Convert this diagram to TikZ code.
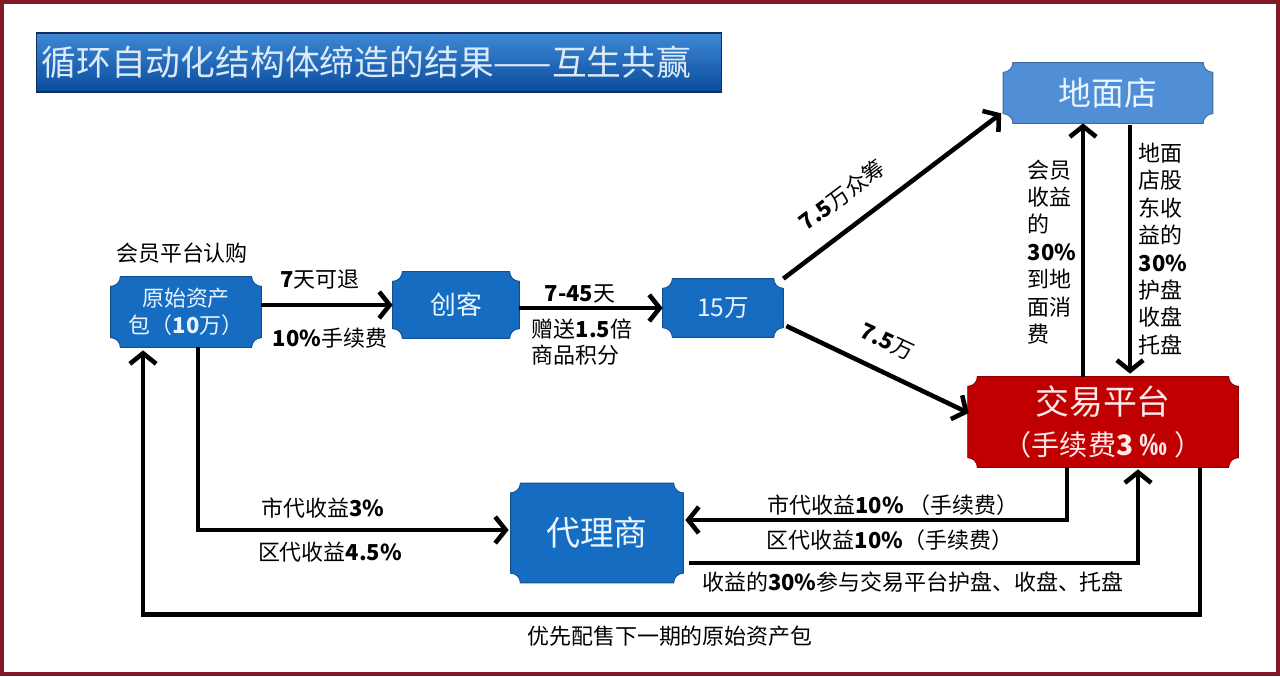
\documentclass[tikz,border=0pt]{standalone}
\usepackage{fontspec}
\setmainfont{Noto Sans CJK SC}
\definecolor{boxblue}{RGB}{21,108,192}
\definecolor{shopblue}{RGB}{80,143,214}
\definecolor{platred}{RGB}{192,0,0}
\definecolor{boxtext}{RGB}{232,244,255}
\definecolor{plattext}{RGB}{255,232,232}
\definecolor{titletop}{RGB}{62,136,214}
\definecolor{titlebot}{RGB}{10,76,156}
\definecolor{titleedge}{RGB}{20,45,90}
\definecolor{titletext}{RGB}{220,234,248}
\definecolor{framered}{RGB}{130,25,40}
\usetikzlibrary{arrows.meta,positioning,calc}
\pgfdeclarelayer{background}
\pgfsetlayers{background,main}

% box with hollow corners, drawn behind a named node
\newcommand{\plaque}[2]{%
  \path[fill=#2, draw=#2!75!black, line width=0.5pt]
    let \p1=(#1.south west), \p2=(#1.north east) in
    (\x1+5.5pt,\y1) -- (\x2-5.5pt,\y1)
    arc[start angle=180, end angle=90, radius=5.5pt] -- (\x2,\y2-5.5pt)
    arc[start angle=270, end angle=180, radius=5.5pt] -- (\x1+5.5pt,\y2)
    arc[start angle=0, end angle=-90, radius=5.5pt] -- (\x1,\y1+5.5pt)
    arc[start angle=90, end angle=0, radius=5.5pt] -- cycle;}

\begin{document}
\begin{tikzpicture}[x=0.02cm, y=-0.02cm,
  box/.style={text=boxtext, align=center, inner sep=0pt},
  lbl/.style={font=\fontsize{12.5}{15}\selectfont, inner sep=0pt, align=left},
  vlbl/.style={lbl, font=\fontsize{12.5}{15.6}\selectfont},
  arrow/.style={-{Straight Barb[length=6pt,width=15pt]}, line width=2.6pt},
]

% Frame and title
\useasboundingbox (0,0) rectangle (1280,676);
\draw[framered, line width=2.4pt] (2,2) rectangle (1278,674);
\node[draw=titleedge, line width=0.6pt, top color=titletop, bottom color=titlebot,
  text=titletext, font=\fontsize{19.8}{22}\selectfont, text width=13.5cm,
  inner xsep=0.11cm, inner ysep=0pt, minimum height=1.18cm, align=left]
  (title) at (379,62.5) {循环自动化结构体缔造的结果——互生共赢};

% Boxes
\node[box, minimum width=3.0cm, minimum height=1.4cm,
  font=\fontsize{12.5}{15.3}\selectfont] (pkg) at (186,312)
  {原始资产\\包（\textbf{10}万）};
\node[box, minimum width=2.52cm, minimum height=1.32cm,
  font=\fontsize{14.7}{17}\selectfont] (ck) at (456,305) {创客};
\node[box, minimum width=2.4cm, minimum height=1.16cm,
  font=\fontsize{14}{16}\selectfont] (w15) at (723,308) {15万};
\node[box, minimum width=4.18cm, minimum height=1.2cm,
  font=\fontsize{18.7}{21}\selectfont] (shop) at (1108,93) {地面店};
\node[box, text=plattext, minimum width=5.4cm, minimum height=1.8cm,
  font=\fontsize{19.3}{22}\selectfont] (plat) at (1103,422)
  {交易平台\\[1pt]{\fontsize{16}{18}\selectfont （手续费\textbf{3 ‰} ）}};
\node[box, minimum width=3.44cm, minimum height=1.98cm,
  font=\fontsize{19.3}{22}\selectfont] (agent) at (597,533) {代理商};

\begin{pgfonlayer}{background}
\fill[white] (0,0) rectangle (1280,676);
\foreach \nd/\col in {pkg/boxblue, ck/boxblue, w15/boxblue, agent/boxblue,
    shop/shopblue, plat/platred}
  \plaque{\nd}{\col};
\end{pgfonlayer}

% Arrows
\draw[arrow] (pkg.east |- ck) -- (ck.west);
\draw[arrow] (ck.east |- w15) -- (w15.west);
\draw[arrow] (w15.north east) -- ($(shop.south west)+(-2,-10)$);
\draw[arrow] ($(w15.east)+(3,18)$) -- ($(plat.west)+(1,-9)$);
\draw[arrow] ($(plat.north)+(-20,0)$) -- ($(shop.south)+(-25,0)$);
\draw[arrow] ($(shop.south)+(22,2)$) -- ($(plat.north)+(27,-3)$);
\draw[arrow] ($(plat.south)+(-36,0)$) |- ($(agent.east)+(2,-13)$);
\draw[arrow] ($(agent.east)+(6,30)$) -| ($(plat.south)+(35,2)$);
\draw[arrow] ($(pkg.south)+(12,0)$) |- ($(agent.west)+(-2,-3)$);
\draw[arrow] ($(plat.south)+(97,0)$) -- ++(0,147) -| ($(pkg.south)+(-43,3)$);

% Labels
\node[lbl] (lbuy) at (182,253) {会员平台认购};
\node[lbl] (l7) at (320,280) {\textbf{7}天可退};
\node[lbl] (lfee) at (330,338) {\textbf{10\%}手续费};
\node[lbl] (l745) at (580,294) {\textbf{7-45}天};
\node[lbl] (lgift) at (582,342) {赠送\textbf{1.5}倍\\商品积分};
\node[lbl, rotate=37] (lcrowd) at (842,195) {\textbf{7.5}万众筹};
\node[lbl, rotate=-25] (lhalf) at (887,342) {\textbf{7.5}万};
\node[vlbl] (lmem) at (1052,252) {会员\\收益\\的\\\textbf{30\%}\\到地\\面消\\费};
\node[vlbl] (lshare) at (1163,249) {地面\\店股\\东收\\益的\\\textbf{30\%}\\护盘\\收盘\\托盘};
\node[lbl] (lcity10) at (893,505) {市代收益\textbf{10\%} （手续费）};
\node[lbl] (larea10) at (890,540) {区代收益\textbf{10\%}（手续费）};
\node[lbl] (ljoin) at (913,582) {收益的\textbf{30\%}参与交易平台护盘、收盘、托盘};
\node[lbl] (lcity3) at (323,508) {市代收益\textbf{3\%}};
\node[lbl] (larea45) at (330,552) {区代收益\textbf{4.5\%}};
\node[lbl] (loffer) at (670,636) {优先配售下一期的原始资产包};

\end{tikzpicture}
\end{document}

> **Work to be completed**: Transcribe the listing in full and omit the pictures.

> **The response**:
Convert this diagram to TikZ code.
\documentclass[tikz,border=0pt]{standalone}
\usepackage{fontspec}
\setmainfont{Noto Sans CJK SC}
\definecolor{boxblue}{RGB}{21,108,192}
\definecolor{shopblue}{RGB}{80,143,214}
\definecolor{platred}{RGB}{192,0,0}
\definecolor{boxtext}{RGB}{232,244,255}
\definecolor{plattext}{RGB}{255,232,232}
\definecolor{titletop}{RGB}{62,136,214}
\definecolor{titlebot}{RGB}{10,76,156}
\definecolor{titleedge}{RGB}{20,45,90}
\definecolor{titletext}{RGB}{220,234,248}
\definecolor{framered}{RGB}{130,25,40}
\usetikzlibrary{arrows.meta,positioning,calc}
\pgfdeclarelayer{background}
\pgfsetlayers{background,main}

% box with hollow corners, drawn behind a named node
\newcommand{\plaque}[2]{%
  \path[fill=#2, draw=#2!75!black, line width=0.5pt]
    let \p1=(#1.south west), \p2=(#1.north east) in
    (\x1+5.5pt,\y1) -- (\x2-5.5pt,\y1)
    arc[start angle=180, end angle=90, radius=5.5pt] -- (\x2,\y2-5.5pt)
    arc[start angle=270, end angle=180, radius=5.5pt] -- (\x1+5.5pt,\y2)
    arc[start angle=0, end angle=-90, radius=5.5pt] -- (\x1,\y1+5.5pt)
    arc[start angle=90, end angle=0, radius=5.5pt] -- cycle;}

\begin{document}
\begin{tikzpicture}[x=0.02cm, y=-0.02cm,
  box/.style={text=boxtext, align=center, inner sep=0pt},
  lbl/.style={font=\fontsize{12.5}{15}\selectfont, inner sep=0pt, align=left},
  vlbl/.style={lbl, font=\fontsize{12.5}{15.6}\selectfont},
  arrow/.style={-{Straight Barb[length=6pt,width=15pt]}, line width=2.6pt},
]

% Frame and title
\useasboundingbox (0,0) rectangle (1280,676);
\draw[framered, line width=2.4pt] (2,2) rectangle (1278,674);
\node[draw=titleedge, line width=0.6pt, top color=titletop, bottom color=titlebot,
  text=titletext, font=\fontsize{19.8}{22}\selectfont, text width=13.5cm,
  inner xsep=0.11cm, inner ysep=0pt, minimum height=1.18cm, align=left]
  (title) at (379,62.5) {循环自动化结构体缔造的结果——互生共赢};

% Boxes
\node[box, minimum width=3.0cm, minimum height=1.4cm,
  font=\fontsize{12.5}{15.3}\selectfont] (pkg) at (186,312)
  {原始资产\\包（\textbf{10}万）};
\node[box, minimum width=2.52cm, minimum height=1.32cm,
  font=\fontsize{14.7}{17}\selectfont] (ck) at (456,305) {创客};
\node[box, minimum width=2.4cm, minimum height=1.16cm,
  font=\fontsize{14}{16}\selectfont] (w15) at (723,308) {15万};
\node[box, minimum width=4.18cm, minimum height=1.2cm,
  font=\fontsize{18.7}{21}\selectfont] (shop) at (1108,93) {地面店};
\node[box, text=plattext, minimum width=5.4cm, minimum height=1.8cm,
  font=\fontsize{19.3}{22}\selectfont] (plat) at (1103,422)
  {交易平台\\[1pt]{\fontsize{16}{18}\selectfont （手续费\textbf{3 ‰} ）}};
\node[box, minimum width=3.44cm, minimum height=1.98cm,
  font=\fontsize{19.3}{22}\selectfont] (agent) at (597,533) {代理商};

\begin{pgfonlayer}{background}
\fill[white] (0,0) rectangle (1280,676);
\foreach \nd/\col in {pkg/boxblue, ck/boxblue, w15/boxblue, agent/boxblue,
    shop/shopblue, plat/platred}
  \plaque{\nd}{\col};
\end{pgfonlayer}

% Arrows
\draw[arrow] (pkg.east |- ck) -- (ck.west);
\draw[arrow] (ck.east |- w15) -- (w15.west);
\draw[arrow] (w15.north east) -- ($(shop.south west)+(-2,-10)$);
\draw[arrow] ($(w15.east)+(3,18)$) -- ($(plat.west)+(1,-9)$);
\draw[arrow] ($(plat.north)+(-20,0)$) -- ($(shop.south)+(-25,0)$);
\draw[arrow] ($(shop.south)+(22,2)$) -- ($(plat.north)+(27,-3)$);
\draw[arrow] ($(plat.south)+(-36,0)$) |- ($(agent.east)+(2,-13)$);
\draw[arrow] ($(agent.east)+(6,30)$) -| ($(plat.south)+(35,2)$);
\draw[arrow] ($(pkg.south)+(12,0)$) |- ($(agent.west)+(-2,-3)$);
\draw[arrow] ($(plat.south)+(97,0)$) -- ++(0,147) -| ($(pkg.south)+(-43,3)$);

% Labels
\node[lbl] (lbuy) at (182,253) {会员平台认购};
\node[lbl] (l7) at (320,280) {\textbf{7}天可退};
\node[lbl] (lfee) at (330,338) {\textbf{10\%}手续费};
\node[lbl] (l745) at (580,294) {\textbf{7-45}天};
\node[lbl] (lgift) at (582,342) {赠送\textbf{1.5}倍\\商品积分};
\node[lbl, rotate=37] (lcrowd) at (842,195) {\textbf{7.5}万众筹};
\node[lbl, rotate=-25] (lhalf) at (887,342) {\textbf{7.5}万};
\node[vlbl] (lmem) at (1052,252) {会员\\收益\\的\\\textbf{30\%}\\到地\\面消\\费};
\node[vlbl] (lshare) at (1163,249) {地面\\店股\\东收\\益的\\\textbf{30\%}\\护盘\\收盘\\托盘};
\node[lbl] (lcity10) at (893,505) {市代收益\textbf{10\%} （手续费）};
\node[lbl] (larea10) at (890,540) {区代收益\textbf{10\%}（手续费）};
\node[lbl] (ljoin) at (913,582) {收益的\textbf{30\%}参与交易平台护盘、收盘、托盘};
\node[lbl] (lcity3) at (323,508) {市代收益\textbf{3\%}};
\node[lbl] (larea45) at (330,552) {区代收益\textbf{4.5\%}};
\node[lbl] (loffer) at (670,636) {优先配售下一期的原始资产包};

\end{tikzpicture}
\end{document}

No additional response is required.